Tea Time with Tagwa: Black history should not be limited to slavery

Illustration by Karly Andersen

Tagwa Shammet, Opinions Editor

Tea timers, happy Black History Month. This month, we highlight and celebrate the extensive success of the Black community through the nation and worldwide, spanning for centuries.

However, our desire to learn and educate ourselves should not stop in March. We owe it to the Black community to teach ourselves what was never taught to us.

Looking back to my early education years, I find myself struggling to grasp a time where I was learning Black history that was positive. I remember learning about slavery; it’s almost like I can still feel the stares of my white classmates burning a hole through the back of my head. 

I remember my teachers discussing the reality of white folks selling and owning Black people throughout my education. Yet, we never truly get to the brutality of the times. We learn about slavery for a week or so through a delightful song and then it’s on to the next white man who helped shape this nation.

When will this country realize that the people who shaped it the most — the people who shaped it through all of their adversity — were Black? 

We learn about one or two slaves who managed to fight against the power that saw them as nothing more than mere property; as three-fifths of a person. Yet, history labeled them as rebels, as rioters — as people who were violent against their captures. 

Nat Turner’s rebellion is often presented as a bloodbath that could have been avoided. Avoided through what, exactly? Conversation? It’s naive to assume that Turner would’ve been granted freedom simply by asking, like a good little slave. If conversation was enough to free slaves, slavery would never have existed.

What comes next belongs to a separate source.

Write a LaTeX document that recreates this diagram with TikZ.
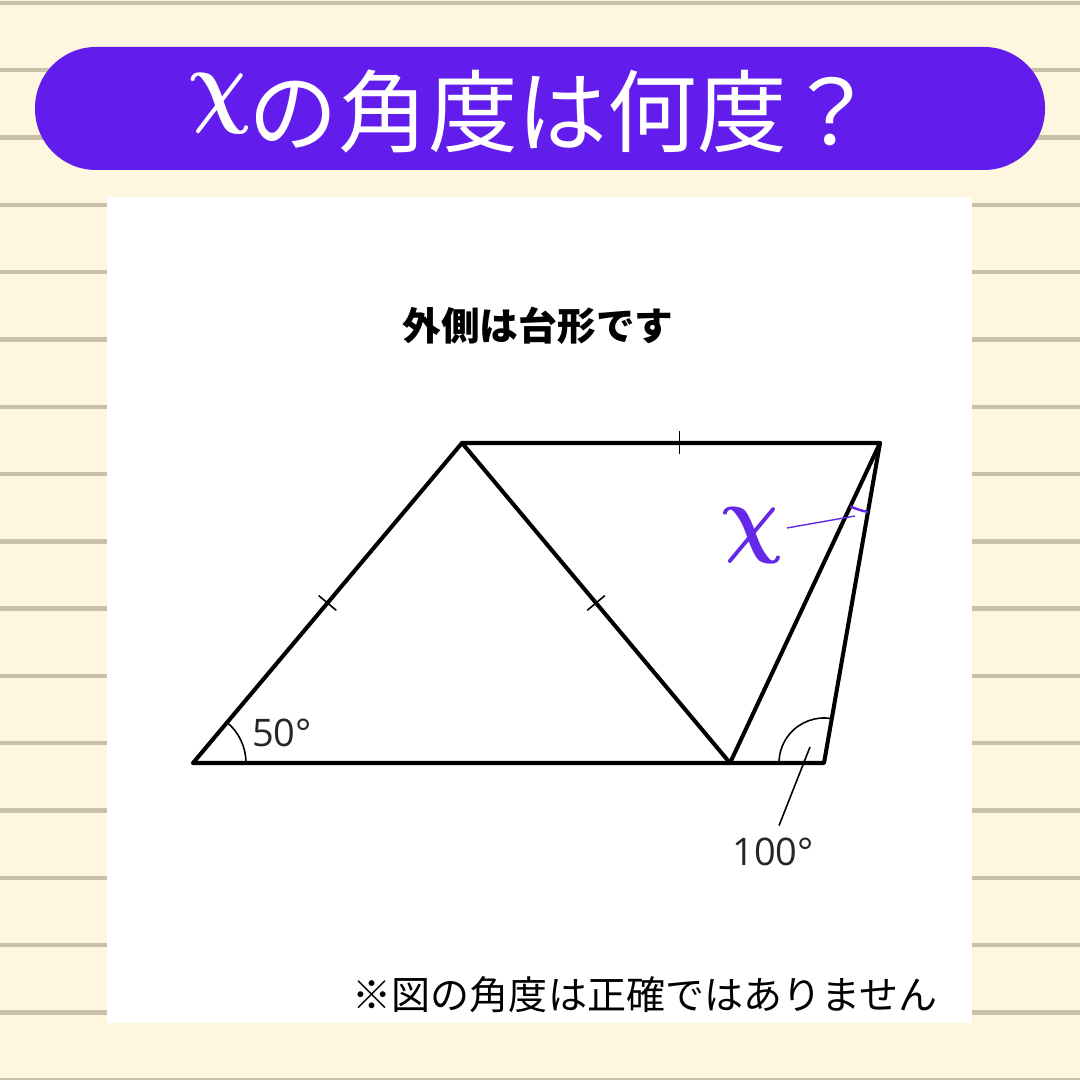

Don’t get me wrong, teaching students about slavery is vital. But in an effort to ensure such a disgusting injustice does not happen again, we cannot sugarcoat such topics. I’m not saying we need to show whipping videos to fourth graders, however, as students grow through the education system, their understanding of how gravely slavery infringed on the rights of human beings must also grow.

Slavery is not our exclusive history. The Black community has done endless, upstanding work to help better this nation, help better this world. Still, our education system spends more time teaching its students about how in 1492, Christopher Columbus sailed the ocean blue, instead of the magic of the Children’s Crusade in 1963.

Furthermore, the civil rights movement was not the only time the Black community rose up against the tyranny that is white supremacy. We’ve seen the Black Power movement, the Pan-Africanism movement and even more presently, the Black Lives Matter movement.

Black leaders are limited to a small group of change. History teaches us that Martin Luther King Jr. was a good Black person; he is what we should all aspire to be. Then they slander Malcolm X as the bad Black person who chose violence.

What they don’t tell us is that Malcolm X simply advocated for self-defense against a community — a government — that uses and abuses his people. We teach children to stand up for themselves; to never allow anyone to bully them. Yet when Malcolm X preached a similar message, we tell students it is not okay.

Well, it’s time to stop limiting students on Black history. I was so fatigued of taking American and European history growing up. I wanted to learn about the formation of the Black Panthers. I wanted to learn about the Pan-African movement. I wanted to learn about the Harlem Renaissance. 

I wanted to see all of the tragic beauties of being Black in America. 

Black history does not stop at slavery. Black history does not stop at the civil rights movement. Black history does not stop in February. And that’s the tea.